Ketika Prof. Drs. Malik Fadjar menjabat sebagai Rektor UMS, Bambang Setiaji dipercaya menduduki posisi sebagai Direktur Program Pascasarjana UMS (2002-2008). Puncak pengabdian Bambang Setiaji pada 1 Januari 2005, ketika dia dipercaya menjabat sebagai Rektor UMS.

Dilihat dari aspek kepribadian, saat berada di puncak pengabdiannya di UMS, Bambang Setiaji ternyata tidak jauh berbeda dengan sosok Si Gembur pada sekitar 45 tahun silam. Gembur, seorang anak laki-laki dari 8 bersaudara yang lahir di Tulakan, adalah sosok pemuda giat belajar, hidup sederhana, dan selalu optimis menjalani hidup.

Dengan status sebagai ‘orang nomor satu’ di UMS kala itu, Bambang Setiaji masih tetap memperlihatkan diri sebagai sosok yang gemar belajar, hidup sederhana, dan optimis.

Serangkaian aktivitas Bambang Setiaji dalam mengikuti kursus dan pelatihan di dalam dan di luar negeri menunjukkan semangatnya sebagai orang yang gemar menuntut ilmu.
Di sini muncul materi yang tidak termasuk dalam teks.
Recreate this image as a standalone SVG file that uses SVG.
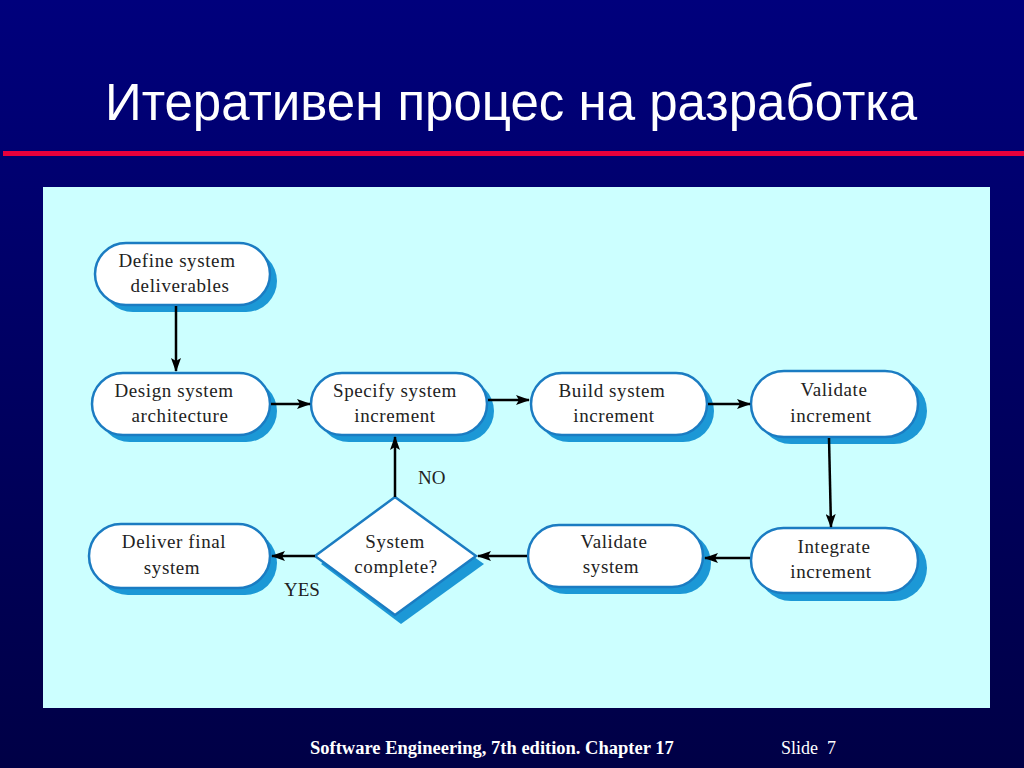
<svg xmlns="http://www.w3.org/2000/svg" width="1024" height="768" viewBox="0 0 1024 768">
<defs>
<linearGradient id="bg" x1="0" y1="0" x2="0" y2="1">
<stop offset="0" stop-color="#00007c"/>
<stop offset="1" stop-color="#000046"/>
</linearGradient>
<marker id="ah" viewBox="0 0 14 10" refX="13" refY="5" markerWidth="14" markerHeight="10" markerUnits="userSpaceOnUse" orient="auto">
<path d="M0,0 L14,5 L0,10 L3,5 Z" fill="#000"/>
</marker>
<style>
.node{fill:#fff;stroke:#1b7cc2;stroke-width:2.5}
.shadow{fill:#1c98d6}
.lbl{font-family:"Liberation Serif","Times New Roman",serif;font-size:19px;letter-spacing:0.6px;fill:#222;text-anchor:middle}
.conn{stroke:#000;stroke-width:2.5;fill:none;marker-end:url(#ah)}
.ann{font-family:"Liberation Serif","Times New Roman",serif;font-size:19px;fill:#222}
</style>
</defs>
<rect width="1024" height="768" fill="url(#bg)"/>
<text x="105" y="120" font-family="Liberation Sans, Arial, sans-serif" font-size="51" fill="#fff">Итеративен процес на разработка</text>
<rect x="3" y="151" width="1021" height="5" fill="#e8003c"/>
<rect x="43" y="187" width="947" height="521" fill="#ccffff"/>

<g id="n1">
<rect class="shadow" x="102" y="250" width="175" height="62" rx="31"/>
<rect class="node" x="95" y="243" width="175" height="62" rx="31"/>
<text class="lbl" x="177" y="267">Define system</text>
<text class="lbl" x="180" y="292">deliverables</text>
</g>
<g id="n2">
<rect class="shadow" x="99" y="380" width="178" height="62" rx="31"/>
<rect class="node" x="92" y="373" width="178" height="62" rx="31"/>
<text class="lbl" x="174" y="397">Design system</text>
<text class="lbl" x="180" y="422">architecture</text>
</g>
<g id="n3">
<rect class="shadow" x="318" y="380" width="176" height="62" rx="31"/>
<rect class="node" x="311" y="373" width="176" height="62" rx="31"/>
<text class="lbl" x="395" y="397">Specify system</text>
<text class="lbl" x="395" y="422">increment</text>
</g>
<g id="n4">
<rect class="shadow" x="538" y="380" width="176" height="62" rx="31"/>
<rect class="node" x="531" y="373" width="176" height="62" rx="31"/>
<text class="lbl" x="612" y="397">Build system</text>
<text class="lbl" x="614" y="422">increment</text>
</g>
<g id="n5">
<rect class="shadow" x="758" y="378" width="169" height="66" rx="33"/>
<rect class="node" x="751" y="371" width="167" height="66" rx="33"/>
<text class="lbl" x="834" y="396">Validate</text>
<text class="lbl" x="831" y="422">increment</text>
</g>
<g id="n6">
<rect class="shadow" x="758" y="535" width="169" height="66" rx="33"/>
<rect class="node" x="751" y="528" width="167" height="65" rx="32.5"/>
<text class="lbl" x="834" y="553">Integrate</text>
<text class="lbl" x="831" y="578">increment</text>
</g>
<g id="n7">
<rect class="shadow" x="535" y="532" width="176" height="62" rx="31"/>
<rect class="node" x="528" y="525" width="175" height="62" rx="31"/>
<text class="lbl" x="614" y="548">Validate</text>
<text class="lbl" x="611" y="573">system</text>
</g>
<g id="n8">
<rect class="shadow" x="96" y="531" width="181" height="64" rx="32"/>
<rect class="node" x="89" y="524" width="181" height="64" rx="32"/>
<text class="lbl" x="174" y="548">Deliver final</text>
<text class="lbl" x="172" y="574">system</text>
</g>
<g id="d1">
<polygon class="shadow" points="401,505 484,564 401,624 321,564"/>
<polygon class="node" points="395,497 476,556 395,615 315,556"/>
<text class="lbl" x="395" y="548">System</text>
<text class="lbl" x="396" y="573">complete?</text>
</g>

<g id="connectors">
<line class="conn" x1="176" y1="306" x2="176" y2="371"/>
<line class="conn" x1="271" y1="404" x2="310" y2="404"/>
<line class="conn" x1="488" y1="400" x2="529" y2="400"/>
<line class="conn" x1="708" y1="404" x2="750" y2="404"/>
<line class="conn" x1="829" y1="438" x2="831" y2="527"/>
<line class="conn" x1="750" y1="558" x2="705" y2="558"/>
<line class="conn" x1="527" y1="556" x2="478" y2="556"/>
<line class="conn" x1="395" y1="497" x2="395" y2="437"/>
<line class="conn" x1="315" y1="556" x2="272" y2="556"/>
</g>
<text class="ann" x="418" y="484">NO</text>
<text class="ann" x="284" y="596">YES</text>

<text x="310" y="754" font-family="Liberation Serif, Times New Roman, serif" font-size="18.5" font-weight="bold" fill="#fff">Software Engineering, 7th edition. Chapter 17</text>
<text x="781" y="754" font-family="Liberation Serif, Times New Roman, serif" font-size="18" fill="#fff" xml:space="preserve">Slide  7</text>
</svg>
Tidak hanya menimba ilmu lewat pengabdian di Muhammadiyah, ia juga sempat aktif di Ikatan Cendekiawan Muslim Indonesia (2009) dan Masyarakat Ekonomi Syariah (2004-2009).

Sejak 2008 hingga sekarang, putra Pacitan ini menjabat sebagai Dewan Komisaris PT. Bank Syariah BUKOPIN dan Dewan Pengawas Syariah Bank Jateng Syariah.

***  

Sikap hidup yang sederhana tercermin dalam ruang kerjanya dulu saat menjabat rektor di UMS. Untuk ukuran jabatan sebagai rektor, ruang kerja Bambang Setiaji jelas di bawah standar sebagai ruang kerja rektor pada umumnya.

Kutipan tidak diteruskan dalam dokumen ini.